La cybersécurité ne peut plus se limiter aux frontières de l’entreprise. Elle doit inclure tout l’écosystème de partenaires. Parmi les pistes incontournables :

  • Cartographier ses dépendances grâce à un inventaire des composants logiciels (SBOM).

  • Adopter le principe de Zero Trust : ne jamais faire confiance par défaut, même à ses fournisseurs.

  • Surveiller en continu les activités suspectes, comme le recommande l’ANSSI.

  • Évaluer la robustesse des prestataires, exigence centrale du règlement européen DORA.

  • S’appuyer sur des normes reconnues, telles que l’ISO 27001, pour prouver la solidité de ses dispositifs.

L’intelligence artificielle, alliée ou menace ?

L’IA amplifie la course entre attaquants et défenseurs.

  • Côté pirates : intrusions automatisées, phishing ultra-ciblé, exploitation de failles à grande échelle.

  • Côté entreprises : détection prédictive, analyse comportementale, réponse rapide aux incidents.

Le retard d’adoption de ces outils par les sous-traitants pourrait aggraver leur vulnérabilité.

Une pression réglementaire accrue

Les institutions européennes durcissent les règles. Les prestataires ne peuvent plus se défausser :

  • NIS2 engage directement la responsabilité des dirigeants en cas de manquement.

  • DORA impose des clauses contractuelles et une surveillance accrue des fournisseurs TIC critiques.

  • RGPD oblige à notifier toute violation de données dans les 72 heures, sous peine de sanctions pouvant atteindre 4 % du chiffre d’affaires mondial.

  • CaRE, plus adapté aux PME, combine prévention, détection et indemnisation.

De la dépendance à la responsabilité

La cybersécurité n’est plus une affaire réservée aux spécialistes techniques. Elle est devenue un enjeu stratégique et vital pour la survie des entreprises.

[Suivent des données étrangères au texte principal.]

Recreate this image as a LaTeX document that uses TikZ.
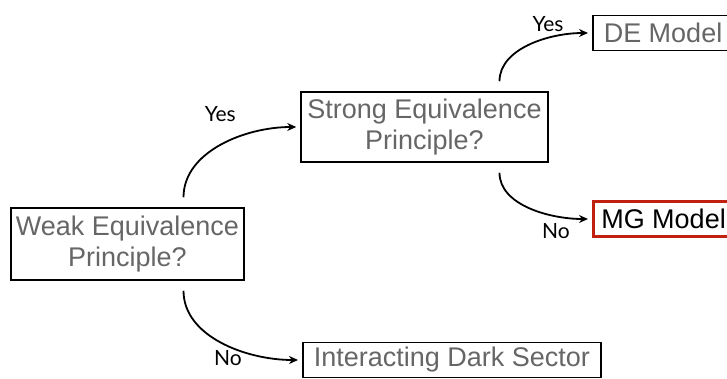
\documentclass[tikz,border=0pt]{standalone}
\usepackage{fontspec}
\setmainfont{Liberation Sans}
\newfontfamily\answerfont{Lato}
\usetikzlibrary{arrows.meta, positioning}
\definecolor{boxgray}{HTML}{666666}
\definecolor{mgred}{HTML}{C0200E}
\tikzset{
    question/.style={rectangle, draw=black, line width=1.5pt, text=boxgray, align=center, font=\fontsize{27}{31}\selectfont, inner sep=3pt},
    outcome/.style={rectangle, draw=black, line width=1.5pt, text=boxgray, font=\fontsize{27}{31}\selectfont, inner xsep=11pt, minimum height=35pt, anchor=west},
    chosen/.style={outcome, draw=mgred, line width=2.5pt, text=black, inner xsep=8pt},
    arrow/.style={line width=1.8pt, -{Stealth[length=9pt,width=8pt]}, shorten <=10pt, shorten >=4pt},
    answer/.style={font=\answerfont\fontsize{21}{21}\selectfont, inner sep=1pt, pos=1},
}

\begin{document}
\begin{tikzpicture}[x=1pt,y=1pt]
  \clip (0,0) rectangle (727,378);
  \node[question, minimum width=233pt, minimum height=72pt] (weak) at (127.5,134) {Weak Equivalence\\Principle?};
  \node[question, minimum width=247pt, minimum height=70pt] (strong) at (424.5,251) {Strong Equivalence\\Principle?};
  \node[outcome] (de)  at (592,345) {DE Model};
  \node[chosen]  (mg)  at (592,159) {MG Model};
  \node[outcome] (ids) at (302,18)  {Interacting Dark Sector};

  \draw[arrow] ([xshift=56pt]weak.north) to[out=90,in=180] node[answer, xshift=-80pt, yshift=13pt] {Yes} (strong.west);
  \draw[arrow] ([xshift=56pt]weak.south) to[out=-90,in=180] node[answer, xshift=-74pt, yshift=2pt] {No} (ids.west);
  \draw[arrow] ([xshift=75pt]strong.north) to[out=90,in=180] node[answer, xshift=-44pt, yshift=9pt] {Yes} (de.west);
  \draw[arrow] ([xshift=75pt]strong.south) to[out=-90,in=180] node[answer, xshift=-36pt, yshift=-12pt] {No} (mg.west);
\end{tikzpicture}
\end{document}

Chaque sous-traitant doit comprendre qu’il est un maillon critique de la chaîne de valeur, qu’il peut devenir la porte d’entrée d’une cyberattaque, et qu’il engage désormais sa responsabilité légale et économique dans la résilience de ses clients.

👉 La question à poser à chaque dirigeant est simple : votre entreprise a-t-elle cartographié ses dépendances et évalué la robustesse cyber de ses fournisseurs ?

Parce qu’à l’ère numérique, la faiblesse de vos partenaires peut devenir… votre chute.